Heart attack deaths plummet 90% in 50 years – but three other conditions are surging, study warns
A new study shows heart attack deaths in the US have dropped nearly 90 percent over 50 years - but other heart conditions are on the rise.
Published Wednesday in the Journal of the American Heart Association, researchers from the Stanford University School of Medicine analyzed age-adjusted heart disease death rates among adults 25 and older from 1970 to 2022.
Researchers found that overall heart disease deaths dropped 66 percent over 50 years, mainly due to an 89 percent decline in heart attack deaths.
In 1970, heart attacks caused over half of heart disease deaths but, by 2022, they accounted for less than one-third.
'This evolution over the past 50 years reflects incredible successes in the way heart attacks and other types of ischemic heart disease are managed,' said Sara King, M.D., the study's first author and a second-year internal medicine resident at Stanford School of Medicine in California, in a news release.
'There have been great strides made in helping people survive initial acute cardiac events that were once considered a death sentence,' she added.
Advances like more bystander CPR, better awareness of early heart attack symptoms, improved treatments, and no-smoking laws have helped reduce heart attack deaths.
However, experts warn that as more people survive heart attacks, other forms of heart disease are now on the rise.
Deaths by Arrhythmia, when the heart beats too fast, too slow, or irregularly, increased 450 percent, while heart failure deaths rose 146 percent.
Hypertensive heart disease deaths rose 106%, driven by long-term high blood pressure.
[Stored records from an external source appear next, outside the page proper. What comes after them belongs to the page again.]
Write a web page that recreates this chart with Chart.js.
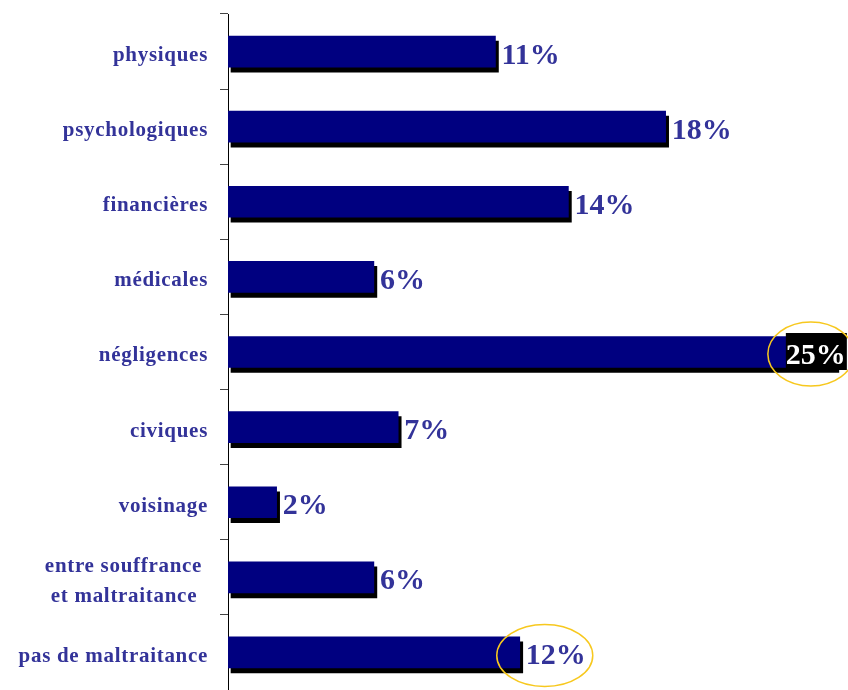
<!DOCTYPE html>
<html>
<head>
<meta charset="utf-8">
<script src="https://cdn.jsdelivr.net/npm/chart.js@4/dist/chart.umd.min.js"></script>
<style>
  html, body { margin: 0; padding: 0; background: #fff; }
  #wrap { width: 848px; height: 690px; }
</style>
</head>
<body>
<div id="wrap"><canvas id="maltraitance"></canvas></div>
<script>
const categories = [
  'physiques', 'psychologiques', 'financières', 'médicales', 'négligences',
  'civiques', 'voisinage', ['entre souffrance\u00a0', 'et maltraitance\u00a0\u2009'], 'pas de maltraitance'
]
const percentages = [11, 18, 14, 6, 25, 7, 2, 6, 12]

const textBlue = '#333399'
const serif = '"Liberation Serif", "Times New Roman", serif'

// black drop shadow under every bar
const barShadow = {
  id: 'barShadow',
  beforeDraw(chart) {
    chart.ctx.letterSpacing = '0.7px'
  },
  beforeDatasetsDraw(chart) {
    const ctx = chart.ctx
    ctx.save()
    ctx.shadowColor = '#000'
    ctx.shadowOffsetX = 3
    ctx.shadowOffsetY = 5
    ctx.shadowBlur = 0
  },
  afterDatasetsDraw(chart) {
    chart.ctx.restore()
  }
}

const valueLabels = {
  id: 'valueLabels',
  afterDatasetsDraw(chart) {
    const ctx = chart.ctx
    const bars = chart.getDatasetMeta(0).data
    ctx.save()
    ctx.letterSpacing = '0px'
    ctx.font = 'bold 30px ' + serif
    ctx.textBaseline = 'alphabetic'
    bars.forEach((bar, i) => {
      const txt = percentages[i] + '%'
      if (i === 4) {
        ctx.fillStyle = '#000'
        ctx.fillRect(bar.x - 50, bar.y - 19, 61, 37)
        ctx.fillStyle = '#fff'
        ctx.textAlign = 'center'
        ctx.fillText(txt, bar.x - 20, bar.y + 12)
      } else {
        ctx.fillStyle = textBlue
        ctx.textAlign = 'left'
        ctx.fillText(txt, bar.x + 6, bar.y + 12)
      }
    })
    // yellow rings around the two highlighted values
    ctx.strokeStyle = '#F7C81E'
    ctx.lineWidth = 1.5
    const b4 = bars[4], b8 = bars[8]
    ctx.beginPath()
    ctx.ellipse(b4.x - 25, b4.y + 2, 43, 32, 0, 0, Math.PI * 2)
    ctx.stroke()
    ctx.beginPath()
    ctx.ellipse(b8.x + 25, b8.y + 3, 48, 31, 0, 0, Math.PI * 2)
    ctx.stroke()
    ctx.restore()
  }
}

new Chart(
  document.getElementById('maltraitance'),
  {
    type: 'bar',
    data: {
      labels: categories,
      datasets: [
        {
          data: percentages,
          backgroundColor: '#000080',
          borderWidth: 0,
          barThickness: 31
        }
      ]
    },
    options: {
      indexAxis: 'y',
      responsive: true,
      maintainAspectRatio: false,
      animation: false,
      events: [],
      layout: {
        padding: { top: 14, right: 0, bottom: -4, left: 0 }
      },
      plugins: {
        legend: { display: false },
        tooltip: { enabled: false }
      },
      scales: {
        x: {
          display: false,
          min: 0,
          max: 25.5
        },
        y: {
          afterFit(scale) {
            scale.width = 228
            scale.paddingTop = 0
            scale.paddingBottom = 0
          },
          border: { display: true, color: '#000', width: 1 },
          grid: {
            offset: true,
            drawOnChartArea: false,
            drawTicks: true,
            tickLength: 8,
            color: '#444'
          },
          ticks: {
            padding: 12,
            labelOffset: 4,
            color: textBlue,
            font: { family: serif, size: 21, weight: 'bold', lineHeight: 1.45 }
          }
        }
      }
    },
    plugins: [barShadow, valueLabels]
  }
)
</script>
</body>
</html>
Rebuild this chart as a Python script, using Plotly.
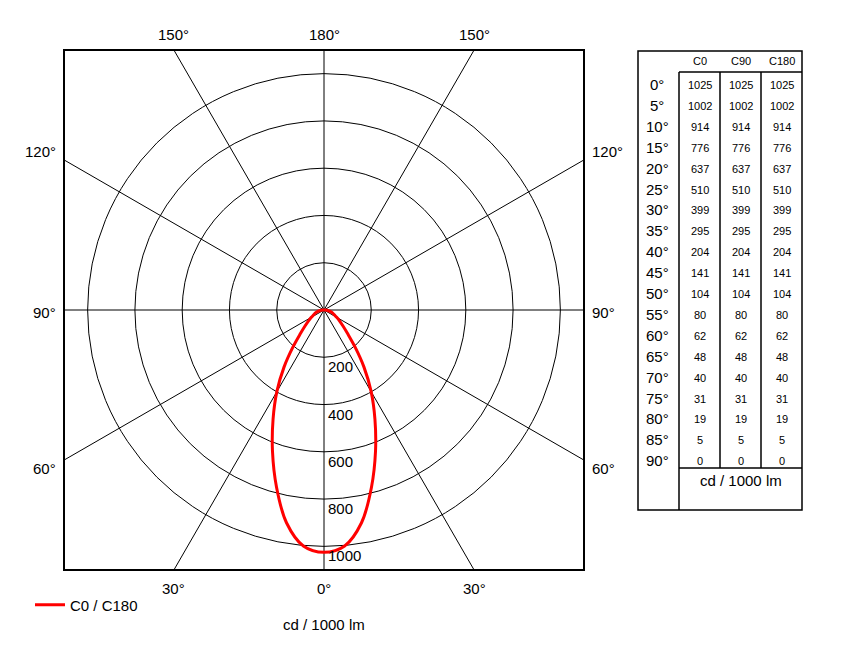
import numpy as np
import plotly.graph_objects as go

# ---------------- data ----------------
gamma_angles = [0, 5, 10, 15, 20, 25, 30, 35, 40, 45, 50, 55, 60, 65, 70, 75, 80, 85, 90]
c0_values = [1025, 1002, 914, 776, 637, 510, 399, 295, 204, 141, 104, 80, 62, 48, 40, 31, 19, 5, 0]
c90_values = [1025, 1002, 914, 776, 637, 510, 399, 295, 204, 141, 104, 80, 62, 48, 40, 31, 19, 5, 0]
c180_values = [1025, 1002, 914, 776, 637, 510, 399, 295, 204, 141, 104, 80, 62, 48, 40, 31, 19, 5, 0]
ring_values = [200, 400, 600, 800, 1000]
spoke_angles = [0, 30, 60, 90, 120, 150, 180, 210, 240, 270, 300, 330]
edge_label_angles = [0, 30, 60, 90, 120, 150, 180]
table_columns = ["C0", "C90", "C180"]
unit_label = "cd / 1000 lm"
series_name = "C0 / C180"

# ---------------- layout geometry ----------------
OFF = 8                                    # page body margin of the html page
W, H = 850 - OFF, 664 - OFF
PL, PR, PT, PB = 64, 584, 50, 570          # plot box in page px
CX, CY = (PL + PR) / 2, (PT + PB) / 2
R = 1100.0                                 # axis half-range (cd/klm)
FONT = "Arial, Liberation Sans, sans-serif"


def px2x(px):
    return (px - PL) / (PR - PL)


def px2y(py):
    return (PB - py) / (PB - PT)


def data2px(x, y):
    return CX + x * (PR - CX) / R, CY - y * (PB - CY) / R


# ---------------- curve ----------------
g = np.radians(gamma_angles)
left_x = -np.array(c180_values) * np.sin(g)
left_y = -np.array(c180_values) * np.cos(g)
right_x = np.array(c0_values) * np.sin(g)
right_y = -np.array(c0_values) * np.cos(g)
curve_x = np.concatenate([left_x[::-1], right_x[1:]])
curve_y = np.concatenate([left_y[::-1], right_y[1:]])

fig = go.Figure()
fig.add_trace(go.Scatter(
    x=curve_x, y=curve_y, mode="lines", name=series_name,
    line=dict(color="#ff0000", width=3, shape="spline", smoothing=1.0),
    showlegend=True, hoverinfo="skip",
))

shapes = []
# rings
for r in ring_values:
    shapes.append(dict(type="circle", xref="x", yref="y", x0=-r, y0=-r, x1=r, y1=r,
                       line=dict(color="#000000", width=1), layer="below"))
# spokes
for a in spoke_angles:
    s, c = np.sin(np.radians(a)), np.cos(np.radians(a))
    t = R / max(abs(s), abs(c))
    shapes.append(dict(type="line", xref="x", yref="y", x0=0, y0=0,
                       x1=float(t * s), y1=float(-t * c),
                       line=dict(color="#000000", width=1), layer="below"))
# plot frame
shapes.append(dict(type="rect", xref="paper", yref="paper", x0=0, y0=0, x1=1, y1=1,
                   line=dict(color="#000000", width=2)))

annotations = []
# ring labels
for r in ring_values:
    annotations.append(dict(x=0, y=-r, xref="x", yref="y", text=str(r), showarrow=False,
                            xanchor="left", yanchor="top", xshift=2, yshift=1,
                            font=dict(family=FONT, size=15, color="#000000")))

# edge angle labels
for a in edge_label_angles:
    sides = [1] if a in (0, 180) else [1, -1]
    for sgn in sides:
        s, c = np.sin(np.radians(a)) * sgn, np.cos(np.radians(a))
        t = R / max(abs(s), abs(c))
        ex, ey = data2px(t * s, -t * c)
        if a in (0, 30, 150, 180):
            py = PB + 18 if c > 0 else PT - 16
            annotations.append(dict(x=px2x(ex), y=px2y(py), xref="paper", yref="paper",
                                    text=f"{a}°", showarrow=False, xanchor="center", yanchor="middle",
                                    font=dict(family=FONT, size=15, color="#000000")))
        else:
            shift = {60: 8, 90: 2, 120: -8}[a]
            py = ey + shift
            if sgn < 0:
                annotations.append(dict(x=px2x(PL - 6), y=px2y(py), xref="paper", yref="paper",
                                        text=f"{a}°", showarrow=False, xanchor="right", yanchor="middle",
                                        font=dict(family=FONT, size=15, color="#000000")))
            else:
                annotations.append(dict(x=px2x(PR + 6), y=px2y(py), xref="paper", yref="paper",
                                        text=f"{a}°", showarrow=False, xanchor="left", yanchor="middle",
                                        font=dict(family=FONT, size=15, color="#000000")))

# unit label below plot
annotations.append(dict(x=px2x(CX), y=px2y(624), xref="paper", yref="paper", text=unit_label,
                        showarrow=False, xanchor="center", yanchor="middle",
                        font=dict(family=FONT, size=15, color="#000000")))

# ---------------- table ----------------
TL, TR, TT, TB = 638, 802, 51, 510
C1, C2, C3 = 679, 720, 761
HDR, FTR = 72, 468


def tline(x0, y0, x1, y1, w=1.5):
    shapes.append(dict(type="line", xref="paper", yref="paper",
                       x0=px2x(x0), y0=px2y(y0), x1=px2x(x1), y1=px2y(y1),
                       line=dict(color="#000000", width=w)))


shapes.append(dict(type="rect", xref="paper", yref="paper",
                   x0=px2x(TL), y0=px2y(TB), x1=px2x(TR), y1=px2y(TT),
                   line=dict(color="#000000", width=1.5)))
tline(C1, HDR, C1, TB)
tline(C1, HDR, TR, HDR)
tline(C2, HDR, C2, FTR)
tline(C3, HDR, C3, FTR)
tline(C1, FTR, TR, FTR)

col_centers = [(C1 + C2) / 2, (C2 + C3) / 2, (C3 + TR) / 2]
for name, cx in zip(table_columns, col_centers):
    annotations.append(dict(x=px2x(cx), y=px2y(61), xref="paper", yref="paper", text=name,
                            showarrow=False, xanchor="center", yanchor="middle",
                            font=dict(family=FONT, size=11, color="#000000")))

row0, row_step = 84.5, 20.9
series_cols = [c0_values, c90_values, c180_values]
for i, ang in enumerate(gamma_angles):
    py = row0 + i * row_step
    annotations.append(dict(x=px2x(657), y=px2y(py), xref="paper", yref="paper", text=f"{ang}°",
                            showarrow=False, xanchor="center", yanchor="middle",
                            font=dict(family=FONT, size=15, color="#000000")))
    for vals, cx in zip(series_cols, col_centers):
        annotations.append(dict(x=px2x(cx), y=px2y(py + 0.5), xref="paper", yref="paper",
                                text=str(vals[i]), showarrow=False, xanchor="center", yanchor="middle",
                                font=dict(family=FONT, size=11, color="#000000")))

annotations.append(dict(x=px2x((C1 + TR) / 2), y=px2y(481), xref="paper", yref="paper", text=unit_label,
                        showarrow=False, xanchor="center", yanchor="middle",
                        font=dict(family=FONT, size=15, color="#000000")))

fig.update_layout(
    width=W, height=H,
    margin=dict(l=PL - OFF, r=W - (PR - OFF), t=PT - OFF, b=H - (PB - OFF), pad=0),
    paper_bgcolor="#ffffff", plot_bgcolor="#ffffff",
    xaxis=dict(range=[-R, R], showgrid=False, zeroline=False, showticklabels=False,
               ticks="", showline=False, fixedrange=True),
    yaxis=dict(range=[-R, R], showgrid=False, zeroline=False, showticklabels=False,
               ticks="", showline=False, fixedrange=True),
    shapes=shapes,
    annotations=annotations,
    showlegend=True,
    legend=dict(x=px2x(30), y=px2y(605), xanchor="left", yanchor="middle",
                bgcolor="rgba(0,0,0,0)", borderwidth=0,
                font=dict(family=FONT, size=15, color="#000000")),
    font=dict(family=FONT, color="#000000"),
)

fig.write_html("out.html")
Researchers link these rising causes of death to obesity, diabetes, and high blood pressure in the U.S.
Obesity in the U.S. rose from 15 percent in the 1970s to 40 percent by 2022. Nearly half of adults now have type 2 diabetes, and high blood pressure rates grew from 30 percent in 1978 to almost 50 percent in 2022.
'The focus now must be on helping people age with strong, healthy hearts by preventing events, and prevention can start as early as childhood,' said senior author Latha Palaniappan, M.D., associate dean for research and professor at Stanford University School of Medicine.
The American Heart Association's 'Life's Essential 8' outlines key steps to reduce heart disease risk: eat healthy, manage weight, quit smoking, exercise more, improve sleep, and maintain healthy cholesterol, blood pressure, and blood sugar.